Le ferite visibili durano poco, accompagnate da vecchi reazioni: assicurarsi il più velocemente possibile del destino dei propri cari con una telefonata, disertare le strade per alcune ore o un paio di giorni, durante i quali Beirut si trasforma in una città fantasma, rinchiudersi in casa finché non passa. 



"E al mattino, ci si sveglia con il rumore di una gru, dei cantieri perenni, come se nulla si fosse fermato. Quando c'è un picco di violenza, ognuno si richiude in se stesso, è impossibile reprimere la paura. E quando la tensione è scemata, risalgono l'amnesia e la violenza latente", dice Mohamad Hamdan. 



Beirut può sprofondare di nuovo in una guerra? La maggioranza degli osservatori rifiuta questa ipotesi. La città ha sofferto troppo a causa della guerra civile, dicono, un nuovo confronto sarebbe inutile. Ma affermano che un conflitto segreto è al lavoro. Una "guerra fredda" che ha avuto inizio nel febbraio 2005 con l'assassinio di Rafik Hariri, leader della comunità sunnita, incoraggiata oggi dal conflitto siriano, valuta Houssam Itani.



"Ci sono più di divisioni. Molte cose non dette, relazioni prudenti, odio represso. E di sera ognuno guarda la sua televisione (canali privati sono quasi tutti affiliati ai partiti politici) per vedere cosa sta succedendo in Siria, con la speranza di veder schiacciare l'avversario", dice. Una "guerra virtuale", aggiunge la regista Jocelyne Saab, e quindi invisibile.

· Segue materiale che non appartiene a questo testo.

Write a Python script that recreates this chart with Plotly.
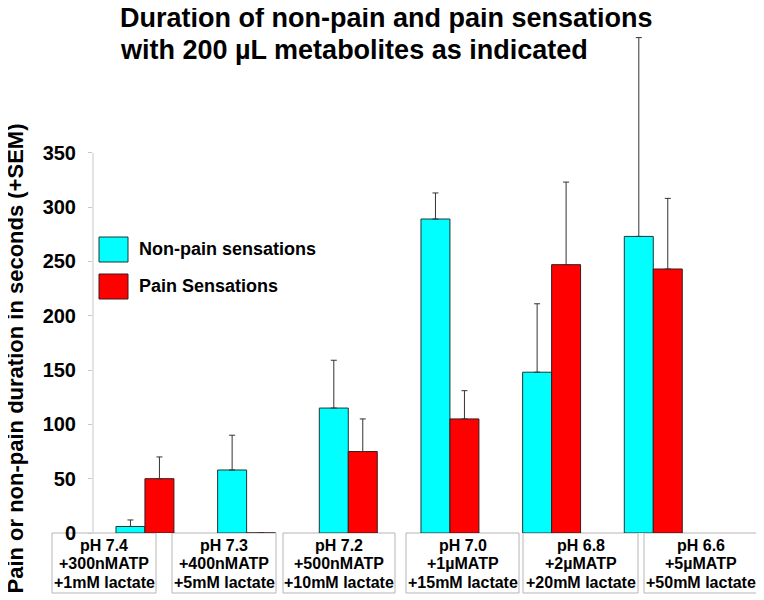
import plotly.graph_objects as go

# ---- data ----
label_lines = [
    ["pH 7.4", "+300nMATP", "+1mM lactate"],
    ["pH 7.3", "+400nMATP", "+5mM lactate"],
    ["pH 7.2", "+500nMATP", "+10mM lactate"],
    ["pH 7.0", "+1µMATP", "+15mM lactate"],
    ["pH 6.8", "+2µMATP", "+20mM lactate"],
    ["pH 6.6", "+5µMATP", "+50mM lactate"],
]
non_pain = [6, 58, 115, 289, 148, 273]
non_pain_sem = [6, 32, 44, 24, 63, 183]
pain = [50, 0, 75, 105, 247, 243]
pain_sem = [20, 0, 30, 26, 76, 65]
y_ticks = [0, 50, 100, 150, 200, 250, 300, 350]
series_names = ["Non-pain sensations", "Pain Sensations"]
title_lines = ["Duration of non-pain and pain sensations",
               "with 200 µL metabolites as indicated"]
y_title = "Pain or non-pain duration in seconds (+SEM)"

# ---- layout geometry (screen pixels; page body adds an 8px offset) ----
OFF = 8
W, H = 764 - OFF, 600 - OFF
PL, PR, PT, PB = 93, 758, 30, 533          # plot area on screen
label_boxes_px = [(52, 156), (172, 276), (283, 395), (406, 519), (523, 638), (644, 758)]
label_box_y = (533, 593)
label_line_y = [545, 563, 582]


def px_x(px):
    return (px - PL) / (PR - PL)


def px_y(py):
    return (PB - py) / (PB - PT)


FONT = "Arial, Liberation Sans, Helvetica, sans-serif"
CYAN = "#00FFFF"
RED = "#FF0000"
xs = list(range(len(label_lines)))

fig = go.Figure()
fig.add_trace(go.Bar(
    x=xs, y=non_pain, name=series_names[0],
    marker=dict(color=CYAN, line=dict(color="#1f3535", width=1)),
    error_y=dict(type="data", array=non_pain_sem, arrayminus=[0] * len(xs),
                 symmetric=False, color="#333333", thickness=1, width=3),
    showlegend=False,
))
fig.add_trace(go.Bar(
    x=xs, y=pain, name=series_names[1],
    marker=dict(color=RED, line=dict(color="#3a1a1a", width=1)),
    error_y=dict(type="data", array=pain_sem, arrayminus=[0] * len(xs),
                 symmetric=False, color="#333333", thickness=1, width=3),
    showlegend=False,
))

annotations = []
shapes = []
# category label boxes
for lines, (bx0, bx1) in zip(label_lines, label_boxes_px):
    shapes.append(dict(type="rect", xref="paper", yref="paper",
                       x0=px_x(bx0), x1=px_x(bx1),
                       y0=px_y(label_box_y[1]), y1=px_y(label_box_y[0]),
                       fillcolor="white", line=dict(color="#b5b5b5", width=1),
                       layer="below"))
    cx = (bx0 + bx1) / 2
    for line, ly in zip(lines, label_line_y):
        annotations.append(dict(
            text="<b>" + line + "</b>", xref="paper", yref="paper",
            x=px_x(cx), y=px_y(ly), xanchor="center", yanchor="middle",
            showarrow=False, font=dict(family=FONT, size=16, color="black"),
        ))
# title
for line, ly in zip(title_lines, [18, 50]):
    annotations.append(dict(
        text="<b>" + line + "</b>", xref="paper", yref="paper",
        x=px_x(118), y=px_y(ly), xanchor="left", yanchor="middle",
        showarrow=False, font=dict(family=FONT, size=27, color="black"),
    ))
# y-axis title
annotations.append(dict(
    text="<b>" + y_title + "</b>", xref="paper", yref="paper",
    x=px_x(15), y=px_y(358.5), xanchor="center", yanchor="middle",
    textangle=-90, showarrow=False,
    font=dict(family=FONT, size=22, color="black"),
))
# legend text
for name, cy in zip(series_names, [249, 286]):
    annotations.append(dict(
        text="<b>" + name + "</b>", xref="paper", yref="paper",
        x=px_x(137), y=px_y(cy), xanchor="left", yanchor="middle",
        showarrow=False, font=dict(family=FONT, size=18, color="black"),
    ))

shapes += [
    # y axis line up to the top tick
    dict(type="line", xref="paper", yref="y", x0=0, x1=0, y0=0, y1=y_ticks[-1],
         line=dict(color="#c8c8c8", width=1)),
    # legend swatches
    dict(type="rect", xref="paper", yref="paper",
         x0=px_x(99), x1=px_x(128), y0=px_y(262), y1=px_y(237),
         fillcolor=CYAN, line=dict(color="#1f3535", width=1)),
    dict(type="rect", xref="paper", yref="paper",
         x0=px_x(99), x1=px_x(128), y0=px_y(299), y1=px_y(274),
         fillcolor=RED, line=dict(color="#3a1a1a", width=1)),
]

fig.update_layout(
    width=W, height=H,
    margin=dict(l=PL - OFF, r=(W + OFF) - PR, t=PT - OFF, b=(H + OFF) - PB, pad=0),
    paper_bgcolor="white", plot_bgcolor="white",
    barmode="group", bargap=0.43, bargroupgap=0,
    annotations=annotations, shapes=shapes,
    xaxis=dict(range=[-0.511, 6.03], showticklabels=False, showgrid=False,
               zeroline=False, showline=False, ticks=""),
    yaxis=dict(range=[0, 463], tickvals=y_ticks,
               ticktext=["<b>%d</b>" % v for v in y_ticks],
               tickfont=dict(family=FONT, size=20, color="black"),
               ticks="outside", ticklen=4, tickcolor="#c8c8c8",
               ticklabelstandoff=8,
               showgrid=False, zeroline=False, showline=False),
)

fig.write_html("out.html")
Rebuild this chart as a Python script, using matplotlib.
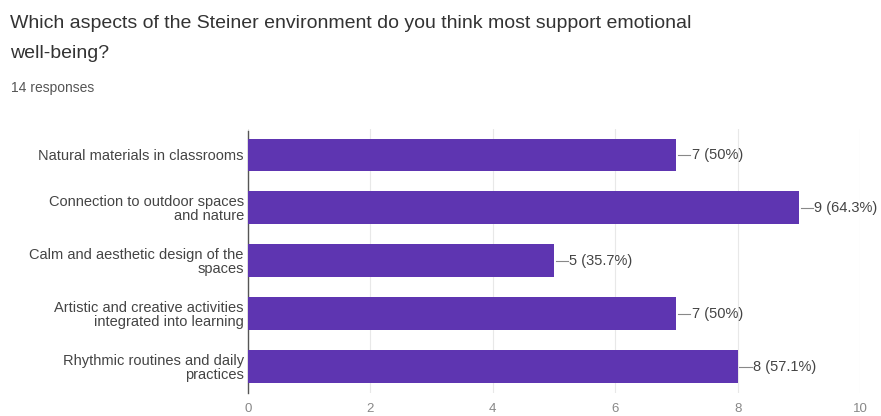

"Ma nelle relazioni sociali si percepisce la violenza, nelle conversazioni le opinioni si inaspriscono, viviamo in uno condizione di degrado. E poi c'è la ricomparsa dei confini che la guerra civile aveva tracciato nella città". 



A causa di un passato doloroso, alcune persone si astengono per paura, disagio o nostalgia, dall'andare nei quartieri dominati dall' "altro". Per via degli attentati, la periferia Sud è diventata un spazio proscritto per quanti avevano l'abitudine di recarcisi a fare la spesa. E poi ci sono quei luoghi dove avvengono incidenti circoscritti, colpi di arma da fuoco, strade sbarrate da pneumatici bruciati,eppure causa di tante paure. 



"Recentemente, ero con una donna che si è rifiutata di passare per Cola, era convinta che ci fossero dei cecchini in agguato", afferma Jocelyne Saab. Coinvolta nel tumulto siriano, Beirut trattiene il respiro. "Finché la guerra continua, siamo condannati", dice la regista.